• _Task to carry out_
Set down, exactly as written, the lines from the top of the data to the line that holds "var errTicks = [-2, 0, 2, 4];", and omit the pictures.

==== Data block

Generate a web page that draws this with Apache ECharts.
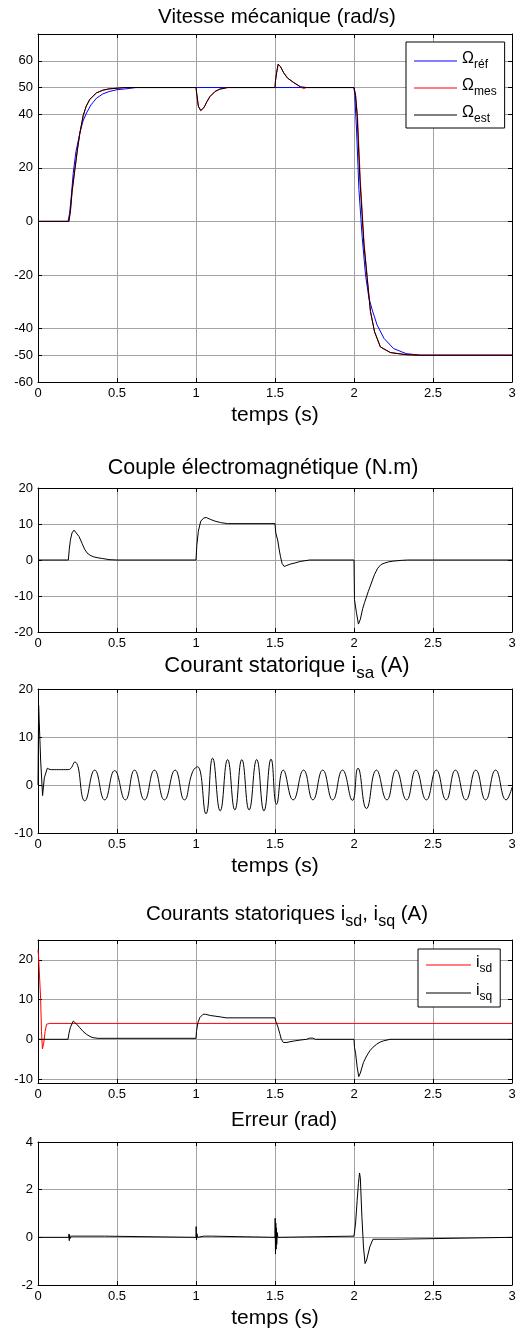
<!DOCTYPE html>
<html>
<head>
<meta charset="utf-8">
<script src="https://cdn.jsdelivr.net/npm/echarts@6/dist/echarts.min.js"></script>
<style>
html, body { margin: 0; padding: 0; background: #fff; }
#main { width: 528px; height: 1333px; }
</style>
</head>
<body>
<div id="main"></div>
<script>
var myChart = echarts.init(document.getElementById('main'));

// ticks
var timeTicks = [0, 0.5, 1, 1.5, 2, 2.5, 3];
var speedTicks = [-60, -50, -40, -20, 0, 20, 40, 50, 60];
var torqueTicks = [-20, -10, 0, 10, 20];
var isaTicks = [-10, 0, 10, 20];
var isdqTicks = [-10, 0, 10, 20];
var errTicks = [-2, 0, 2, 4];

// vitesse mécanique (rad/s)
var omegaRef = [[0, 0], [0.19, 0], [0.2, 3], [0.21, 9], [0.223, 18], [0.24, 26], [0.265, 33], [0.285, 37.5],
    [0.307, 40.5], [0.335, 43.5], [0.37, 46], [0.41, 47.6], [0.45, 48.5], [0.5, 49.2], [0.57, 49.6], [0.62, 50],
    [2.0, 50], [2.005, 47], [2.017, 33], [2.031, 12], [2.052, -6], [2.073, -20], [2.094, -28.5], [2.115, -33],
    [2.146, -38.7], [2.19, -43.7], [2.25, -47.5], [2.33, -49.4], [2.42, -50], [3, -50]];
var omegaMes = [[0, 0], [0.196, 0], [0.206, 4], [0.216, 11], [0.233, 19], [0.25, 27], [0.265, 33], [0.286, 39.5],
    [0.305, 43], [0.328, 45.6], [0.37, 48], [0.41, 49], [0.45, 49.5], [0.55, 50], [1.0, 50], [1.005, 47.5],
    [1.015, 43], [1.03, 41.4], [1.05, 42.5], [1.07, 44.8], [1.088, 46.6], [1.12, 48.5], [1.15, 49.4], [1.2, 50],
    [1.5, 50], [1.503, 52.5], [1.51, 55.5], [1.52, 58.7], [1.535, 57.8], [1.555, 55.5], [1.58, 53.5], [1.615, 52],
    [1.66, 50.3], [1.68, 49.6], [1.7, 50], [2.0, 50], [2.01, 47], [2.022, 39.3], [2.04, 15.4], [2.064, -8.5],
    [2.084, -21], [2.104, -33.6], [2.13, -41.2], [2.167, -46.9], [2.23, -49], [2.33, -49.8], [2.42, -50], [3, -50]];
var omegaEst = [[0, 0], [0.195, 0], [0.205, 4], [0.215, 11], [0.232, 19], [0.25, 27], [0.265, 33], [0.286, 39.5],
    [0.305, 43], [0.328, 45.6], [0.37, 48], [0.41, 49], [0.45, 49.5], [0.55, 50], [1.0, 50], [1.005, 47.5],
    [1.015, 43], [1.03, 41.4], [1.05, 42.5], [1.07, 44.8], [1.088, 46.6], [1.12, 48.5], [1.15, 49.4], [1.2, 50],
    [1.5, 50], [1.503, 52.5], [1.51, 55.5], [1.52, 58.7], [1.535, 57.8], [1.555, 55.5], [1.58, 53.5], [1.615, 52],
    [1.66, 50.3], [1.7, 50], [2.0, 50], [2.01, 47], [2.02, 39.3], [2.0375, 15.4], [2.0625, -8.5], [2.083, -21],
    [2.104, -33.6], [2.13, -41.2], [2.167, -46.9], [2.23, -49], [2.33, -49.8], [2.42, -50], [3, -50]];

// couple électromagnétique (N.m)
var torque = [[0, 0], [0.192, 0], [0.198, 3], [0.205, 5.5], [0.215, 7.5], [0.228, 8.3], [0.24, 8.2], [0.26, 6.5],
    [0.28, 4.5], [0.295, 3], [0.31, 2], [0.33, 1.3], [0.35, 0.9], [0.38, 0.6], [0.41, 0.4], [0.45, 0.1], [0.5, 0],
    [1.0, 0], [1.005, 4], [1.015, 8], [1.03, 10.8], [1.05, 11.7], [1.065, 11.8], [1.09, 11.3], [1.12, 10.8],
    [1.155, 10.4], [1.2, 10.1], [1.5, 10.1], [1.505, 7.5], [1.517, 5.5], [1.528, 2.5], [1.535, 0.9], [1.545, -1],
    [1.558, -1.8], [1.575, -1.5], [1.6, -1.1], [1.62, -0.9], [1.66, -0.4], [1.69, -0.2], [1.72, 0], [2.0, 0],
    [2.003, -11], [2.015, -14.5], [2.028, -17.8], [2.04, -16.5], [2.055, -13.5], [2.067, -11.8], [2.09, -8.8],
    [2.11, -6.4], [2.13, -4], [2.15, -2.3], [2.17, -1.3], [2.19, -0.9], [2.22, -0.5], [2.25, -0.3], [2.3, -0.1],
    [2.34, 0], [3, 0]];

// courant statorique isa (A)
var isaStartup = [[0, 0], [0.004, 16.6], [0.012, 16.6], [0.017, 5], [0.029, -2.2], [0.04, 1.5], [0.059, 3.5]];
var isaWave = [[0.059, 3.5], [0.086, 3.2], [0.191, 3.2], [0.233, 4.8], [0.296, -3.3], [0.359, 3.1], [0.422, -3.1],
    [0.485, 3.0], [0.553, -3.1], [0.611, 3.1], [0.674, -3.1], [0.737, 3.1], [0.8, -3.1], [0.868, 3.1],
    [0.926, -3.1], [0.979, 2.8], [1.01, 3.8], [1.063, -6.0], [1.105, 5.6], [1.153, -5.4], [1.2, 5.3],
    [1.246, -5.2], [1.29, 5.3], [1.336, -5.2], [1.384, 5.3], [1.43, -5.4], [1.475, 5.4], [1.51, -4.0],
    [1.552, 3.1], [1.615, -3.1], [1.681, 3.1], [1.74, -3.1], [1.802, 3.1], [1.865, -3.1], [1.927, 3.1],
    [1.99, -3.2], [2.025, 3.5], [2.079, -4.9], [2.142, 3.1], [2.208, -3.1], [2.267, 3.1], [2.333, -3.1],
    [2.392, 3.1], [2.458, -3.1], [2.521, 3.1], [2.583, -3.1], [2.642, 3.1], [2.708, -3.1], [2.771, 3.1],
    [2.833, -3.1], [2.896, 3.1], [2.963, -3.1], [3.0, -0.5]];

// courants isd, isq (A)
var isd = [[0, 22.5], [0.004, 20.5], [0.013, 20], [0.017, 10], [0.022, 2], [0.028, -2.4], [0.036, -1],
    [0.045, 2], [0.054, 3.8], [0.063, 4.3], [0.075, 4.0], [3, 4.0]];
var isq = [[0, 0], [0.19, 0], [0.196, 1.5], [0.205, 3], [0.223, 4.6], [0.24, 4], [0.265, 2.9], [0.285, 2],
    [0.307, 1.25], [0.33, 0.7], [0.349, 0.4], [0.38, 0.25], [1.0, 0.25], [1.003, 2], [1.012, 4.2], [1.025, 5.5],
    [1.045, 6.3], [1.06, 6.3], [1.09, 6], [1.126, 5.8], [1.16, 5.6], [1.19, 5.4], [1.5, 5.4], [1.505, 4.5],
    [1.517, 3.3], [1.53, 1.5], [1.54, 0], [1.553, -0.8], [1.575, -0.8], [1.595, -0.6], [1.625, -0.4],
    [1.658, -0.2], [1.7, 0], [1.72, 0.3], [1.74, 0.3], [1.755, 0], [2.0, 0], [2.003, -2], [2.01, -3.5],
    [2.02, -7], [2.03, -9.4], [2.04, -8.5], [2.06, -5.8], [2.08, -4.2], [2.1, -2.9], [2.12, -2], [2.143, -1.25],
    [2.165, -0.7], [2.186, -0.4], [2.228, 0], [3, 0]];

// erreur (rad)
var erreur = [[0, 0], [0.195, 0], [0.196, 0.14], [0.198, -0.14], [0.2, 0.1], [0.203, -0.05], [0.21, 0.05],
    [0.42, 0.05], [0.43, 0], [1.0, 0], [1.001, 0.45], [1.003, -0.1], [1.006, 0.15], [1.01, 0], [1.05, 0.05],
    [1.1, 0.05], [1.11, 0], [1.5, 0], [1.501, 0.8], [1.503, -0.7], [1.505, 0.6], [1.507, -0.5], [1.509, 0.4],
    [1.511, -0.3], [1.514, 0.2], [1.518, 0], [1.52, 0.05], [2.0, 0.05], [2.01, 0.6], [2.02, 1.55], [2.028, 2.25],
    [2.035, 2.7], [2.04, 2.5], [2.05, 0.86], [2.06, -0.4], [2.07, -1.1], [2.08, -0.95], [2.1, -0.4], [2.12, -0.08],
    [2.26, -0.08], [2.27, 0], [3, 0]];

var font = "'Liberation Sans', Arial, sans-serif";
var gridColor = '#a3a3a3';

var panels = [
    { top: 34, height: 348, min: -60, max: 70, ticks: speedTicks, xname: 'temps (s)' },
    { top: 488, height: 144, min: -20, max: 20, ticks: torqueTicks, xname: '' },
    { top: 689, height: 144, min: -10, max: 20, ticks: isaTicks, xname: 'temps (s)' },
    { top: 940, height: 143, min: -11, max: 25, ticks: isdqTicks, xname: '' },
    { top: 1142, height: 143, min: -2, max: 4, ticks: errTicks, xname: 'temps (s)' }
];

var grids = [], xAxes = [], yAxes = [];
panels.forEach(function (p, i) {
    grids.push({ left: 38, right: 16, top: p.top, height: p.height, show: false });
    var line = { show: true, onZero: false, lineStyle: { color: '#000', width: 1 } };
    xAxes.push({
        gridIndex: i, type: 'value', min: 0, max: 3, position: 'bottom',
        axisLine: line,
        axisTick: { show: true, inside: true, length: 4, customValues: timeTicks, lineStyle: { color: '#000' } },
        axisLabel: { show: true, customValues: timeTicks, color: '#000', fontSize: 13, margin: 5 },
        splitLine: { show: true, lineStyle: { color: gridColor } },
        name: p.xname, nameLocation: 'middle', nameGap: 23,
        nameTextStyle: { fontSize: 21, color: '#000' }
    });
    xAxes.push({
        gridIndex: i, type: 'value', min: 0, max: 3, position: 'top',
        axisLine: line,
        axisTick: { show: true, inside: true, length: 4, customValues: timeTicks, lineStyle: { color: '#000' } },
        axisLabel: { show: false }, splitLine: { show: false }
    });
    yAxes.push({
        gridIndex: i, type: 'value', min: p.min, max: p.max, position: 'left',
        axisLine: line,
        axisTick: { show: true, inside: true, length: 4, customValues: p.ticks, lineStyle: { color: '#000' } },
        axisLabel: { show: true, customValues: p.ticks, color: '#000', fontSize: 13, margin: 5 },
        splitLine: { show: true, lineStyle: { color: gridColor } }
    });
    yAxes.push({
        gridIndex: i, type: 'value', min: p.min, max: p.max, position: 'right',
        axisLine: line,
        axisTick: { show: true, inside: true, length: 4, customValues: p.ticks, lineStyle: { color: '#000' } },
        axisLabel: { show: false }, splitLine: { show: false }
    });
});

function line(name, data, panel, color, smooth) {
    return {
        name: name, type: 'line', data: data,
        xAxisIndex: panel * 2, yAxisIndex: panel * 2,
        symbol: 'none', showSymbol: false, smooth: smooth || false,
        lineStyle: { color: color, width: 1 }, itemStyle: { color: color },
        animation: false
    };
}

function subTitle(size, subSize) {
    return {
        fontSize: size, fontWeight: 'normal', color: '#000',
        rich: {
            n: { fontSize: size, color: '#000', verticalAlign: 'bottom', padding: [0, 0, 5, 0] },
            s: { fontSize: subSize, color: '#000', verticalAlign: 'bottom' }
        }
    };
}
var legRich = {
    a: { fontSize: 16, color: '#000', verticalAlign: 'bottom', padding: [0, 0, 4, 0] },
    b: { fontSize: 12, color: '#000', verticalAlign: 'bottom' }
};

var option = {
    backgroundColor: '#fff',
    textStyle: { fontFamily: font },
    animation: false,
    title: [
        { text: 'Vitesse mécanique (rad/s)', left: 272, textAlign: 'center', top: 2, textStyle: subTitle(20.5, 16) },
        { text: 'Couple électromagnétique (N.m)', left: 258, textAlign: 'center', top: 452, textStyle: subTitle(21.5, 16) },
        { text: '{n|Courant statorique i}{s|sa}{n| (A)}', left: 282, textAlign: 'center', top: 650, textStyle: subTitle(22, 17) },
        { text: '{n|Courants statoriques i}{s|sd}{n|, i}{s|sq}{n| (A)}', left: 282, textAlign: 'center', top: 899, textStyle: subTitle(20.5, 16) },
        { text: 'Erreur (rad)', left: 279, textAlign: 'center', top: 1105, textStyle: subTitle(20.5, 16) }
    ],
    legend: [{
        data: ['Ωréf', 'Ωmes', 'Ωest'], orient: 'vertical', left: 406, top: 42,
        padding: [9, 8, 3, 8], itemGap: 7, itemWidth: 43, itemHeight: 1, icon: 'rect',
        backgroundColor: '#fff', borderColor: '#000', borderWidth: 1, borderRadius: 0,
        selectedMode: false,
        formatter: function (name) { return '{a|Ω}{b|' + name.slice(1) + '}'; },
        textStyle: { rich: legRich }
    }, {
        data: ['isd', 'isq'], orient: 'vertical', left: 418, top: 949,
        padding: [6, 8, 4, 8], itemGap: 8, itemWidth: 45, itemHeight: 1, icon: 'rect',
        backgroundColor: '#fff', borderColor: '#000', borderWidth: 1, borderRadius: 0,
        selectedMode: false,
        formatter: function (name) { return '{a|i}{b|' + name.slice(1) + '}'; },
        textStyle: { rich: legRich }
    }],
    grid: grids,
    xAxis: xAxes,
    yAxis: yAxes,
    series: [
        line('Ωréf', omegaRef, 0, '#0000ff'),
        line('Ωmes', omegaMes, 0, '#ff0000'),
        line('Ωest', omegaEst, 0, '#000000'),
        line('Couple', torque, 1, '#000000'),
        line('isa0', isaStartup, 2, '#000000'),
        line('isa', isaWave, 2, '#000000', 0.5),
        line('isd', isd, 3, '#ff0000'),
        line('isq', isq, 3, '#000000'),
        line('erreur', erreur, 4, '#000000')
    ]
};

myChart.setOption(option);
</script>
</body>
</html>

========

• _Exercise solution_
Generate a web page that draws this with Apache ECharts.
<!DOCTYPE html>
<html>
<head>
<meta charset="utf-8">
<script src="https://cdn.jsdelivr.net/npm/echarts@6/dist/echarts.min.js"></script>
<style>
html, body { margin: 0; padding: 0; background: #fff; }
#main { width: 528px; height: 1333px; }
</style>
</head>
<body>
<div id="main"></div>
<script>
var myChart = echarts.init(document.getElementById('main'));

// ticks
var timeTicks = [0, 0.5, 1, 1.5, 2, 2.5, 3];
var speedTicks = [-60, -50, -40, -20, 0, 20, 40, 50, 60];
var torqueTicks = [-20, -10, 0, 10, 20];
var isaTicks = [-10, 0, 10, 20];
var isdqTicks = [-10, 0, 10, 20];
var errTicks = [-2, 0, 2, 4];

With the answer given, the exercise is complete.